Are there two more relaxed performers at this year’s Eurovision than Cláudia Pascoal and Isaura? Portugal are here to play genial host and Cláudia and Isaura are here to simply sing their ethereal song with no pressure on their shoulders.

Photo by: Andres Putting (Eurovision.tv)

SuRie has been a delight to follow in the lead up to Eurovision and just seems to be a lovely human being. United Kingdom have her standing in front of a tunnel of angular halogen tubes. It reminds us of a 1980s-era EPCOT Center live show. But she looks and sounds great, so we wish we liked “Storm” more.

Photo by: Andres Putting (Eurovision.tv)

Alfred & Amaia are insufferably adorable, so Spain just lets them get on stage and flirt with each other for three minutes. Grandmothers everywhere will be charmed.

Photo by: Andres Putting (Eurovision.tv)

No LED screen? No problem! Germany brought their own. Seems like a bit of a crutch to us. It’s not like “You Let Me Walk Alone” has vague, cryptic lyrics and it’s also not like Michael Schulte doesn’t have perfect English diction. Germany are over-gilding the lily.

Photo by: Andres Putting (Eurovision.tv)

Both France and Italy have songs with messages this year, so it’s interesting to contrast how the two countries stage them. France took Madame Monsieur’s straightforward national final staging and expanded it. They make full use of the stage, including the catwalk and the bridges. Emilie and Jean-Karl are clad in Jean Paul Gaultier outfits that evoke their black turtleneck look while still adding a bit of Grand Prix grandeur. They have some audience engagement at the end. Their song is elegant, and it looks like they will be able to get their point across.

Photo by: Andres Putting (Eurovision.tv)

One of the concerns we have had about Italy’s “Non Mi Avete Fatto Niente” was whether they would be able to effectively convey the song’s message to an audience that mostly doesn’t speak Italian. Italy’s solution is to overlay selected lyrics on screen while Ermal Meta and Fabrizio Moro sing on stage. Unfortunately, they are painting themselves into a corner. They show a lot of lyrics in multiple languages in order to make sure Eurovision’s full audience gets it. The effect adds up to subtitling rather than underscoring an important point. It feels like they are hitting us on the head with a message hammer.

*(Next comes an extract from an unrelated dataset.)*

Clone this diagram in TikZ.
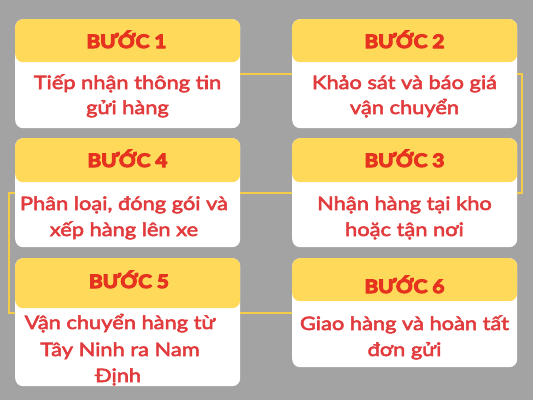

Photo by: Andres Putting (Eurovision.tv)

After the rehearsals, each of the Big Five acts drew for their halves in the Final. (Portugal previously drew the eighth slot.) Italy is the only country that drew the second half. Before you read too much into that, keep in mind that three of the last five Eurovision winners drew the first half. It’s really anyone’s game.